On Tuesday, May 12, 2020 2:36 AM, Alexei Starovoitov <alexei.starovoitov at gmail.com> wrote:

> On Mon, May 11, 2020 at 05:12:10PM -0700, sdf at google.com wrote:
>
> > On 05/08, Alexei Starovoitov wrote:
> >
> > > From: Alexei Starovoitov ast at kernel.org
> > > [..]
> > > @@ -3932,7 +3977,7 @@ SYSCALL_DEFINE3(bpf, int, cmd, union bpf_attr
> > > __user *, uattr, unsigned int, siz
> > > union bpf_attr attr;
> > > int err;
> >
> > > -   if (sysctl_unprivileged_bpf_disabled && !capable(CAP_SYS_ADMIN))
> > >
> > > -   if (sysctl_unprivileged_bpf_disabled && !bpf_capable())
> > >     return -EPERM;
> > >     This is awesome, thanks for reviving the effort!
> > >
> >
> > One question I have about this particular snippet:
> > Does it make sense to drop bpf_capable checks for the operations
> > that work on a provided fd?
>
> Above snippet is for the case when sysctl switches unpriv off.

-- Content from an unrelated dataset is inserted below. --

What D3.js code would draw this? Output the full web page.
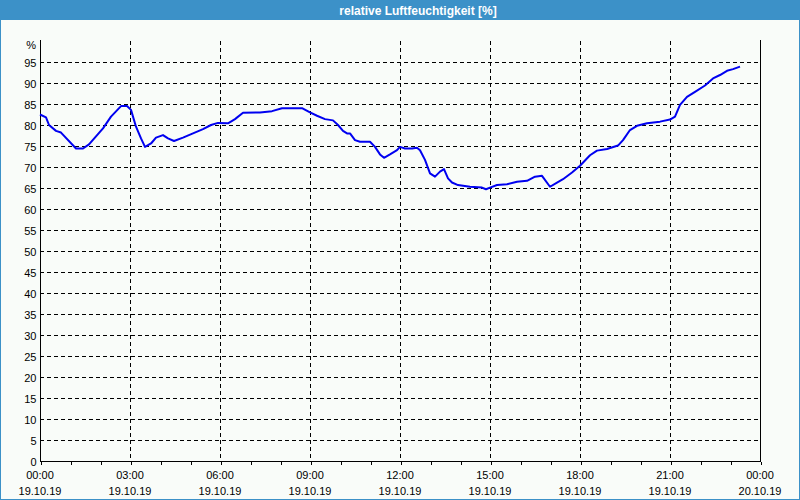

> It was a big hammer and stays big hammer.
> I certainly would like to improve the situation, but I suspect
> the folks who turn that sysctl knob on are simply paranoid about bpf
> and no amount of reasoning would turn them around.
>

Without CAP_BPF, sysctl was the only option to keep you safe from flow
of bpf vulns. You didn't had to be paranoid about that.